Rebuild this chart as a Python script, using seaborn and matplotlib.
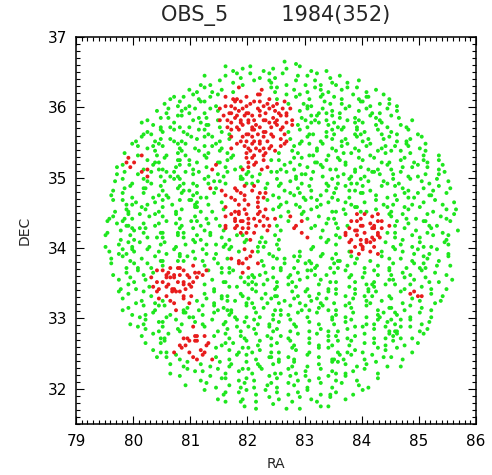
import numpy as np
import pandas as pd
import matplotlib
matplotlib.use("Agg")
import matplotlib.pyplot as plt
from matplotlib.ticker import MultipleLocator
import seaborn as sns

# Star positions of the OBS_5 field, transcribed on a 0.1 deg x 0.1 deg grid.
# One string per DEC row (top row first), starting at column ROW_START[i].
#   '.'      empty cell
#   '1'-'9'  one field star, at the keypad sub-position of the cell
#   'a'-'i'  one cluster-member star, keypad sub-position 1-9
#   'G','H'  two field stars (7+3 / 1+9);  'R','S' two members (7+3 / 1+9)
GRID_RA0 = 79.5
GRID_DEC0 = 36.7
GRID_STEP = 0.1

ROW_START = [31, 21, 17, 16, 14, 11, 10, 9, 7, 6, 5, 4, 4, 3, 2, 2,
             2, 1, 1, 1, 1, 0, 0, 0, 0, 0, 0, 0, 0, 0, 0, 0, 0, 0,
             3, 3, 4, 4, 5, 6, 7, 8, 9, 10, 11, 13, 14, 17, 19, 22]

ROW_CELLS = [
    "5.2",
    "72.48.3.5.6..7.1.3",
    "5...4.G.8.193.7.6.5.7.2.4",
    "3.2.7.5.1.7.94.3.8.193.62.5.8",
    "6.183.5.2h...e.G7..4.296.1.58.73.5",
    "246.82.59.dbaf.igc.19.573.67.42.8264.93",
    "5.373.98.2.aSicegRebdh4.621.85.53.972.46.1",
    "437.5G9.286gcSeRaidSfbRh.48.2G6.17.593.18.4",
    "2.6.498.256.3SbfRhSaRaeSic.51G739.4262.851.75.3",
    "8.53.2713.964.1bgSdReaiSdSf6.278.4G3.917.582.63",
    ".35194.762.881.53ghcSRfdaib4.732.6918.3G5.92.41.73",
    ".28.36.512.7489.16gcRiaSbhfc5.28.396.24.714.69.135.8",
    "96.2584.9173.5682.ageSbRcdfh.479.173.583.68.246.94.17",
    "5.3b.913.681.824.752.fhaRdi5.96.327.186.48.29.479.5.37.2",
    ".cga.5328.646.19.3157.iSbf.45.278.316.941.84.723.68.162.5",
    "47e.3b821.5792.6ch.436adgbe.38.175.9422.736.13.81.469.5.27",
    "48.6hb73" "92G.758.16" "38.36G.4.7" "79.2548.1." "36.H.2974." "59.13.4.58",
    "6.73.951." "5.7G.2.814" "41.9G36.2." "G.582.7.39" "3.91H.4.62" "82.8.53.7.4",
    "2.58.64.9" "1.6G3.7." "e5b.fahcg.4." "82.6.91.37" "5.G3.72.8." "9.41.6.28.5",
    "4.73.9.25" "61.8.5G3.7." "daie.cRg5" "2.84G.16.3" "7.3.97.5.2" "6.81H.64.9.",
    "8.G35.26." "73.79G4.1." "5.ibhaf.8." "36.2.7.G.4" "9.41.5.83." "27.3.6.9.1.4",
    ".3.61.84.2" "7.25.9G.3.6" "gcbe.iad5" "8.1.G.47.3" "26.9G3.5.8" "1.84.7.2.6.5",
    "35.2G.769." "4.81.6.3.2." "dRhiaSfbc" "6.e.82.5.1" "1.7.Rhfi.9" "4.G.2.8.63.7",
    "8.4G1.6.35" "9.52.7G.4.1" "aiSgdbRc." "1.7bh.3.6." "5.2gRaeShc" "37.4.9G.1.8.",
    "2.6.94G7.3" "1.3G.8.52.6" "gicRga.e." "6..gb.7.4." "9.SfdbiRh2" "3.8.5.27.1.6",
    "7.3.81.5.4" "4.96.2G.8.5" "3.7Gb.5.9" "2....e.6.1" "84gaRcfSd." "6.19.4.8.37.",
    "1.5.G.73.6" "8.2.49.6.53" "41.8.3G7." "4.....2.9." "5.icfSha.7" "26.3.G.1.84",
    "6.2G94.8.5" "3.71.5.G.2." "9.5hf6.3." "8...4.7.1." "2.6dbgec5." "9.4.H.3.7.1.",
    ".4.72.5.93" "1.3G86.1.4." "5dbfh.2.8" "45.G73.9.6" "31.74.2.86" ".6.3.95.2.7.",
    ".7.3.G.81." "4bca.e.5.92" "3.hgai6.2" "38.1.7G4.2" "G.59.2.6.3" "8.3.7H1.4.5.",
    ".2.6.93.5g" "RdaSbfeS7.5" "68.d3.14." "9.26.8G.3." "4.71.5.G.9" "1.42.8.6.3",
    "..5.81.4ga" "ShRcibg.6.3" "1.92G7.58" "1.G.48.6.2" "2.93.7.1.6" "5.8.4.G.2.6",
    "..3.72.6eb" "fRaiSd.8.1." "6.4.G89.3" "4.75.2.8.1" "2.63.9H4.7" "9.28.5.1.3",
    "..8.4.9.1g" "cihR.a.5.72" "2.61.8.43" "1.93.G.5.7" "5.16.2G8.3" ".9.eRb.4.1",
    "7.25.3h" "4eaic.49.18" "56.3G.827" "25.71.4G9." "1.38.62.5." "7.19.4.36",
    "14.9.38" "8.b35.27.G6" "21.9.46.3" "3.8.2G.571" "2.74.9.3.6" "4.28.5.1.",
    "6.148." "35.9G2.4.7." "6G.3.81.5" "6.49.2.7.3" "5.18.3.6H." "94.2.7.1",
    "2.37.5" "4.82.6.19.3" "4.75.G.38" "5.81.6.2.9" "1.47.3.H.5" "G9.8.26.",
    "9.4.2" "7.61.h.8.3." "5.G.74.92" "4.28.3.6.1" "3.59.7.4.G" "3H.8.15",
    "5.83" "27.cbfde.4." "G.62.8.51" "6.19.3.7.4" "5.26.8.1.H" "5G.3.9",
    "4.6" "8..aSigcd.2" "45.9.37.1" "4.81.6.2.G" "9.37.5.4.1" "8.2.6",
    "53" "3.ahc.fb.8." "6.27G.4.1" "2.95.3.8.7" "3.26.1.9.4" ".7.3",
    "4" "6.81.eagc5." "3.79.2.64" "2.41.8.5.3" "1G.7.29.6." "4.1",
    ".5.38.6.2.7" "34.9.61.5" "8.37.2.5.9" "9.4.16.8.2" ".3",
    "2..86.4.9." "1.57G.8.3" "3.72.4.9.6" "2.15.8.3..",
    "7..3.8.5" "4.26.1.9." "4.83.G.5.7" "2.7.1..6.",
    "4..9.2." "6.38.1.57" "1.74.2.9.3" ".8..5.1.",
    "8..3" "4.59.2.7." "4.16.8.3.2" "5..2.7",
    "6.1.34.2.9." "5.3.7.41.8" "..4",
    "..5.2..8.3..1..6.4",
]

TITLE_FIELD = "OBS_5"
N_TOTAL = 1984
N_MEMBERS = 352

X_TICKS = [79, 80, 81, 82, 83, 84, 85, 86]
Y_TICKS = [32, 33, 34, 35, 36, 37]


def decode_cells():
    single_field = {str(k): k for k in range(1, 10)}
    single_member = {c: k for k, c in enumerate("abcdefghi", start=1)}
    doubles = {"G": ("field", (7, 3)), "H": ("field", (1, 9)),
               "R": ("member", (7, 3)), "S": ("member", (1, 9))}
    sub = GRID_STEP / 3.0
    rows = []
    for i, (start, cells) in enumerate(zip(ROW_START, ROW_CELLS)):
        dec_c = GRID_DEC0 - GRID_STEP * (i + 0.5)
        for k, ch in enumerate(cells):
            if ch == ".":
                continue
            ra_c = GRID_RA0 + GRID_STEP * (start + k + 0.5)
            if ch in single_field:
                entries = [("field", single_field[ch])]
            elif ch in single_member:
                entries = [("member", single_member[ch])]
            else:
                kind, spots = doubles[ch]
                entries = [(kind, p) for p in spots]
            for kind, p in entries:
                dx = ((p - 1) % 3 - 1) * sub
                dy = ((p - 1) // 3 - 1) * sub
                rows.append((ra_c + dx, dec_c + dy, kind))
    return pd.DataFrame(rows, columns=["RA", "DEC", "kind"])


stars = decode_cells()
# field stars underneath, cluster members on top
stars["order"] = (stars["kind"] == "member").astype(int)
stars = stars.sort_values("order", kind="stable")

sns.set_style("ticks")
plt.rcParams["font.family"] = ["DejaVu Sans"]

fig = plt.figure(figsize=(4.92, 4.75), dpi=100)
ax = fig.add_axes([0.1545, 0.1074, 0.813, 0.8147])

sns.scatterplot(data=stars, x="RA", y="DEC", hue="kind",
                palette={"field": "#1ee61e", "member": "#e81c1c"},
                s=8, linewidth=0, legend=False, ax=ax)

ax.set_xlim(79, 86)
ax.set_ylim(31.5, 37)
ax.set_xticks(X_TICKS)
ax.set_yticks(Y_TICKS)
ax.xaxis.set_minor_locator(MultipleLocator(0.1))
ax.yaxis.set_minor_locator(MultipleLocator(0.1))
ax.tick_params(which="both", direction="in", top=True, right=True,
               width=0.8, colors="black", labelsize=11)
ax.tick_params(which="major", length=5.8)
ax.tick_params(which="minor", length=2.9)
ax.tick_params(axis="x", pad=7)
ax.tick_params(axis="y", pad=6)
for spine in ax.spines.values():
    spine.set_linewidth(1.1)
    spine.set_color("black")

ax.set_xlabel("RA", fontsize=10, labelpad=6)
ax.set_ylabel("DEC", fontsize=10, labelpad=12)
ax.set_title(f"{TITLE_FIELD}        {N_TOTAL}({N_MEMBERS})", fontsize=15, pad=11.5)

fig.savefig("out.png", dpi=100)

☆ ☆ ☆ ☆ ☆

WHAT THE TASK ASKS | Pictures are excluded; extract exactly the lines from the start of the data through the line that holds "17, 19, 22]", both ends included.

TASK ANSWER |
Rebuild this chart as a Python script, using seaborn and matplotlib.
import numpy as np
import pandas as pd
import matplotlib
matplotlib.use("Agg")
import matplotlib.pyplot as plt
from matplotlib.ticker import MultipleLocator
import seaborn as sns

# Star positions of the OBS_5 field, transcribed on a 0.1 deg x 0.1 deg grid.
# One string per DEC row (top row first), starting at column ROW_START[i].
#   '.'      empty cell
#   '1'-'9'  one field star, at the keypad sub-position of the cell
#   'a'-'i'  one cluster-member star, keypad sub-position 1-9
#   'G','H'  two field stars (7+3 / 1+9);  'R','S' two members (7+3 / 1+9)
GRID_RA0 = 79.5
GRID_DEC0 = 36.7
GRID_STEP = 0.1

ROW_START = [31, 21, 17, 16, 14, 11, 10, 9, 7, 6, 5, 4, 4, 3, 2, 2,
             2, 1, 1, 1, 1, 0, 0, 0, 0, 0, 0, 0, 0, 0, 0, 0, 0, 0,
             3, 3, 4, 4, 5, 6, 7, 8, 9, 10, 11, 13, 14, 17, 19, 22]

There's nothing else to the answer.